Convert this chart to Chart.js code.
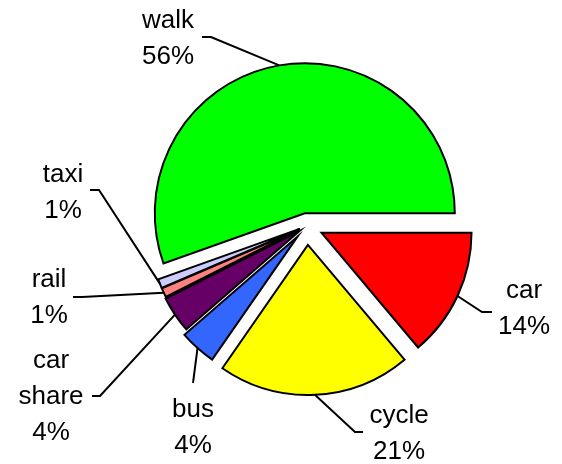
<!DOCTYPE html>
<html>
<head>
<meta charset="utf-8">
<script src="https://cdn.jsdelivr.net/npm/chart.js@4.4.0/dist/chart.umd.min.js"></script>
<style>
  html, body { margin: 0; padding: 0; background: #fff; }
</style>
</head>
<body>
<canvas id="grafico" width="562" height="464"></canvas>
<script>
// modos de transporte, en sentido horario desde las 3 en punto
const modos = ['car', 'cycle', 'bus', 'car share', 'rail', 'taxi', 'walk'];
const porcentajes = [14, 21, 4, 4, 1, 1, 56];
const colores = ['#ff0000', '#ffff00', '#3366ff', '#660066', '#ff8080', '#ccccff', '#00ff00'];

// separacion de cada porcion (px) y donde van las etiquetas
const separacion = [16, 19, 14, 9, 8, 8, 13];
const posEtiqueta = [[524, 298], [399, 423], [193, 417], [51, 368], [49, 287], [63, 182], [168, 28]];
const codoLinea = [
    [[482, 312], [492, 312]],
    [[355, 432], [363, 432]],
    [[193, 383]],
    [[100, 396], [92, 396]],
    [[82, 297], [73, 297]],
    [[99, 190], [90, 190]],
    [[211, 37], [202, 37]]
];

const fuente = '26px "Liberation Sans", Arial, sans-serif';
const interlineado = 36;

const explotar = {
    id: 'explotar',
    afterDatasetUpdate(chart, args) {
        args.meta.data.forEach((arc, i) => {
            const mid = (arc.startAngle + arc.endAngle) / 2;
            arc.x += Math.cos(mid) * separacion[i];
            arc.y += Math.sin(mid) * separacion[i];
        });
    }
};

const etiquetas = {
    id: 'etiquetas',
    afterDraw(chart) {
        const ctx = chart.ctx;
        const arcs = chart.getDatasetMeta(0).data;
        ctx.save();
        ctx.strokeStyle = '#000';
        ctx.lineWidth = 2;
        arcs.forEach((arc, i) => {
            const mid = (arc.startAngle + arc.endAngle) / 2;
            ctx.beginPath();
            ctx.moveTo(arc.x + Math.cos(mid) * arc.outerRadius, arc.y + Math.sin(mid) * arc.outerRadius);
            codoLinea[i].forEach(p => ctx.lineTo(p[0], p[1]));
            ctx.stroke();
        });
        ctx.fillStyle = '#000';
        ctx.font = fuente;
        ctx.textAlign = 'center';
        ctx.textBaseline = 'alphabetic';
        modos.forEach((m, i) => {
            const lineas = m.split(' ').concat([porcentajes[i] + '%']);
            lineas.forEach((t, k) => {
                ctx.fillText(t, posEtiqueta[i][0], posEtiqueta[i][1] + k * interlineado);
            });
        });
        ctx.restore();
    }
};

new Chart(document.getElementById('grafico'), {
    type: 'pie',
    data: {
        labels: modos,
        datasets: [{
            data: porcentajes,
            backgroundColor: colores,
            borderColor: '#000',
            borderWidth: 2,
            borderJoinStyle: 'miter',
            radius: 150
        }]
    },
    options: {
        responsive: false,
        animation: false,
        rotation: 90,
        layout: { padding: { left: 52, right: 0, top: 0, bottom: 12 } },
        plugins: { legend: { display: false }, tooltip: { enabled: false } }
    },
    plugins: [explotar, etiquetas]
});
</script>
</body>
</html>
==================================================
◆ **Set problem**:
Everything from the first line of the listing above through the line that contains "const interlineado = 36;" is to be restated word for word, minus the pictures.

◆ **Solution to the exercise**:
Convert this chart to Chart.js code.
<!DOCTYPE html>
<html>
<head>
<meta charset="utf-8">
<script src="https://cdn.jsdelivr.net/npm/chart.js@4.4.0/dist/chart.umd.min.js"></script>
<style>
  html, body { margin: 0; padding: 0; background: #fff; }
</style>
</head>
<body>
<canvas id="grafico" width="562" height="464"></canvas>
<script>
// modos de transporte, en sentido horario desde las 3 en punto
const modos = ['car', 'cycle', 'bus', 'car share', 'rail', 'taxi', 'walk'];
const porcentajes = [14, 21, 4, 4, 1, 1, 56];
const colores = ['#ff0000', '#ffff00', '#3366ff', '#660066', '#ff8080', '#ccccff', '#00ff00'];

// separacion de cada porcion (px) y donde van las etiquetas
const separacion = [16, 19, 14, 9, 8, 8, 13];
const posEtiqueta = [[524, 298], [399, 423], [193, 417], [51, 368], [49, 287], [63, 182], [168, 28]];
const codoLinea = [
    [[482, 312], [492, 312]],
    [[355, 432], [363, 432]],
    [[193, 383]],
    [[100, 396], [92, 396]],
    [[82, 297], [73, 297]],
    [[99, 190], [90, 190]],
    [[211, 37], [202, 37]]
];

const fuente = '26px "Liberation Sans", Arial, sans-serif';
const interlineado = 36;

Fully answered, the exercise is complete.